Can the '11 Giants match the '07 Giants?
The questions began minutes after the Giants defeated the Falcons on Sunday and remained a subject of endless fascination for media members who descended upon the Timex Performance Center this week.
How could we resist? The events of Jan. 20, 2008, were just recent enough that many of the key figures still are around, and just long ago enough to have taken on the gauzy glow of nostalgia.
This left the 14 Giants remaining from the upset of the Packers in the NFC Championship Game in an awkward position.
Some were willing to be dragged -- at times kicking and screaming -- down memory lane. Others hesitated, following the lead of coach Tom Coughlin.
Hey, Eli Manning, tell us about how cold it was that day! "It was chilly," he said after making the face he makes when he hears a question he does not like. "That's about all I remember."
OK, then.

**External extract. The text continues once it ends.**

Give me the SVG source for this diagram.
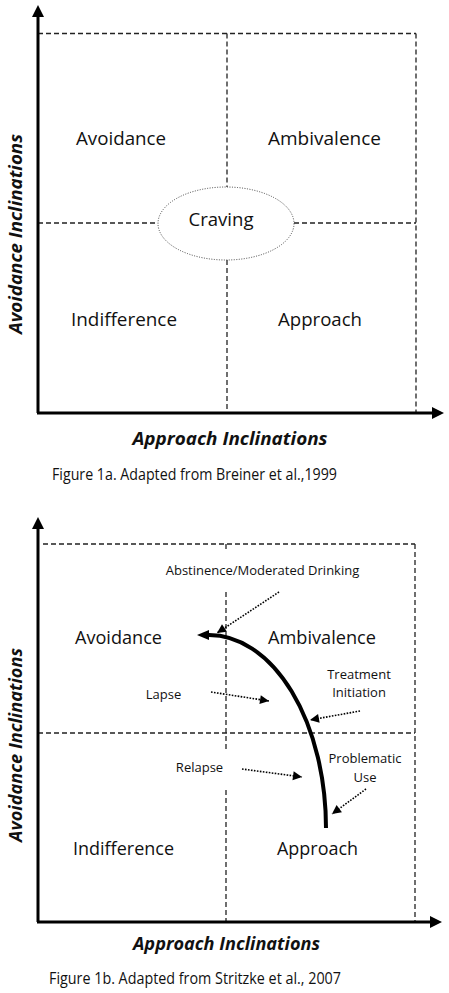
<svg xmlns="http://www.w3.org/2000/svg" width="449" height="993" viewBox="0 0 449 993">
<style>
text{font-family:"Open Sans","Liberation Sans",sans-serif;fill:#111}
.q{font-size:19px;text-anchor:middle}
.s{font-size:13px;text-anchor:middle}
.ax{font-size:18px;font-weight:bold;font-style:italic;text-anchor:middle}
.cap{font-size:16.5px}
.axis{stroke:#000;stroke-width:3;fill:none}
.dash{stroke:#222;stroke-width:1.3;stroke-dasharray:5 3;fill:none}
.dot{stroke:#000;stroke-width:1.6;stroke-dasharray:1.6 1.4;fill:none}
.curve{stroke:#000;stroke-width:4;fill:none}
</style>
<defs>
<marker id="axArrow" markerUnits="userSpaceOnUse" markerWidth="13" markerHeight="13" refX="0" refY="6" orient="auto" overflow="visible">
<path d="M0,0 L12,6 L0,12 z" fill="#000"/>
</marker>
<marker id="bigArrow" markerUnits="userSpaceOnUse" markerWidth="13" markerHeight="12" refX="0" refY="5" orient="auto" overflow="visible">
<path d="M0,0 L12,5 L0,10 z" fill="#000"/>
</marker>
<marker id="dotArrow" markerUnits="userSpaceOnUse" markerWidth="10" markerHeight="10" refX="9" refY="4.5" orient="auto" overflow="visible">
<path d="M0,0 L9,4.5 L0,9 z" fill="#000"/>
</marker>
</defs>

<!-- Figure 1a -->
<g id="fig1a-grid">
<path class="dash" d="M38,33.5 H416 M416,33.5 V413 M227,33.5 V187 M227,260 V413 M38,223 H158 M294,223 H416"/>
</g>
<g id="fig1a-axes">
<path class="axis" d="M38,413 V17" marker-end="url(#axArrow)"/>
<path class="axis" d="M37,413 H432" marker-end="url(#axArrow)"/>
</g>
<g id="fig1a-avoidance"><text class="q" x="121" y="145" textLength="90" lengthAdjust="spacingAndGlyphs">Avoidance</text></g>
<g id="fig1a-ambivalence"><text class="q" x="324.5" y="145" textLength="113" lengthAdjust="spacingAndGlyphs">Ambivalence</text></g>
<g id="fig1a-craving">
<ellipse cx="226" cy="223.5" rx="68" ry="36.5" fill="none" stroke="#444" stroke-width="1" stroke-dasharray="1 1.5"/>
<text class="q" x="221" y="226" textLength="65" lengthAdjust="spacingAndGlyphs">Craving</text>
</g>
<g id="fig1a-indifference"><text class="q" x="124" y="326" textLength="106" lengthAdjust="spacingAndGlyphs">Indifference</text></g>
<g id="fig1a-approach"><text class="q" x="320" y="326" textLength="84" lengthAdjust="spacingAndGlyphs">Approach</text></g>
<g id="fig1a-labels">
<text class="ax" x="230" y="445" textLength="195" lengthAdjust="spacingAndGlyphs">Approach Inclinations</text>
<text class="ax" transform="translate(22,234) rotate(-90)" textLength="200" lengthAdjust="spacingAndGlyphs">Avoidance Inclinations</text>
<text class="cap" x="52" y="480" textLength="285" lengthAdjust="spacingAndGlyphs">Figure 1a. Adapted from Breiner et al.,1999</text>
</g>

<!-- Figure 1b -->
<g id="fig1b-grid">
<path class="dash" d="M43,544 H415 M415,544 V922 M38,733 H415 M226,544 V551 M226,592 V750 M226,790 V922"/>
</g>
<g id="fig1b-axes">
<path class="axis" d="M38,922 V529" marker-end="url(#axArrow)"/>
<path class="axis" d="M37,922 H430" marker-end="url(#axArrow)"/>
</g>
<g id="fig1b-avoidance"><text class="q" x="118.5" y="644" textLength="87" lengthAdjust="spacingAndGlyphs">Avoidance</text></g>
<g id="fig1b-ambivalence"><text class="q" x="322" y="644" textLength="108" lengthAdjust="spacingAndGlyphs">Ambivalence</text></g>
<g id="fig1b-indifference"><text class="q" x="123.5" y="855" textLength="101" lengthAdjust="spacingAndGlyphs">Indifference</text></g>
<g id="fig1b-approach"><text class="q" x="317.5" y="855" textLength="81" lengthAdjust="spacingAndGlyphs">Approach</text></g>
<g id="fig1b-abstinence"><text class="s" x="262.5" y="575">Abstinence/Moderated Drinking</text></g>
<g id="fig1b-treatment"><text class="s" x="359" y="679">Treatment</text><text class="s" x="359" y="697">Initiation</text></g>
<g id="fig1b-lapse"><text class="s" x="163.5" y="699">Lapse</text></g>
<g id="fig1b-relapse"><text class="s" x="199.5" y="772">Relapse</text></g>
<g id="fig1b-problematic"><text class="s" x="365" y="763">Problematic</text><text class="s" x="365" y="782">Use</text></g>
<g id="connectors">
<path class="curve" d="M326,828 A117,193 0 0 0 209,635" marker-end="url(#bigArrow)"/>
<path class="dot" d="M279,592 L217,633" marker-end="url(#dotArrow)"/>
<path class="dot" d="M360,711 L310,720" marker-end="url(#dotArrow)"/>
<path class="dot" d="M211,692 L269,701" marker-end="url(#dotArrow)"/>
<path class="dot" d="M242,769 L302,777" marker-end="url(#dotArrow)"/>
<path class="dot" d="M366,789 L332,814" marker-end="url(#dotArrow)"/>
</g>
<g id="fig1b-labels">
<text class="ax" x="226.5" y="950" textLength="187" lengthAdjust="spacingAndGlyphs">Approach Inclinations</text>
<text class="ax" transform="translate(22,745) rotate(-90)" textLength="194" lengthAdjust="spacingAndGlyphs">Avoidance Inclinations</text>
<text class="cap" x="49" y="984" textLength="292" lengthAdjust="spacingAndGlyphs">Figure 1b. Adapted from Stritzke et al., 2007</text>
</g>
</svg>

Let's dispense with history lessons and focus on what is important: Are these Giants good enough to do what those Giants did?
You can read several hundred words on that topic below, or you can save yourself some time by reading what defensive end Justin Tuck said after the Falcons game when asked to compare this Giants team to that one:
"We might be a better team -- quote, unquote -- just by the numbers. But I think Green Bay is better than they were in '07, too.''
That is debatable regarding both teams' defenses. The Giants struggled for much of this season and the Packers ranked last in the NFL in yards allowed per game (411.6).
But at the sport's most important position, each team has come a long way since four years ago this coming Friday.
Manning has evolved from a promising work in progress to a franchise-carrying force. The Packers traded in an aging, reckless future Hall of Famer for a rising, nearly flawless future Hall of Famer.
Let's put it this way: If Sunday's game goes into overtime, the Giants should not count on Aaron Rodgers throwing an interception to Corey Webster to set up the winning drive, as Brett Favre famously did.
The most interesting, and potentially important, comparison between the 2007 and '11 Giants is their defensive lines, where most of the key characters remain, minus Michael Strahan in his final season and plus Jason Pierre-Paul in his second.
Most general managers would take that trade. And most football people believe the only hope of stopping Rodgers will be getting the front four in his face.
What does Strahan say about all this comparison talk? "I think these are two totally different types of teams," he said.
"This year, you can lean on the offense to put points on the board, whereas at that point in 2007, Eli finally started to get his confidence in himself, but we were still a little unsure every game about what was going to happen with him."
Coughlin, an assistant for the Super Bowl-winning 1990 Giants, said Friday he couldn't recall everyone looking four years into the past then. But that was a different situation. The '86 Giants were a powerhouse; the '90 Giants were underdogs, led through the playoffs by a backup quarterback.
Fast-forward 21 years, and Strahan, David Tyree and other departed veterans of '07 have been asked for two weeks to compare the teams, and have responded with increasing reluctance.
Strahan explained why. "I understand the comparisons,'' he said, "but I wish this team would have their own history."
To do that, it will have to win as an underdog Sunday, win as an underdog again the following Sunday and win as a probable underdog again two Sundays after that. If they do, the '11 Giants won't have to answer questions about '07 anymore, and the '07 Giants will take a giant step back into history.
When someone asked Strahan if another improbable Lombardi Trophy would take away from the previous one, he said: "I don't think it diminishes that run. Winning a Super Bowl is being the best. It doesn't matter how you get there. I would be extremely happy for those guys and hope they can pull it off."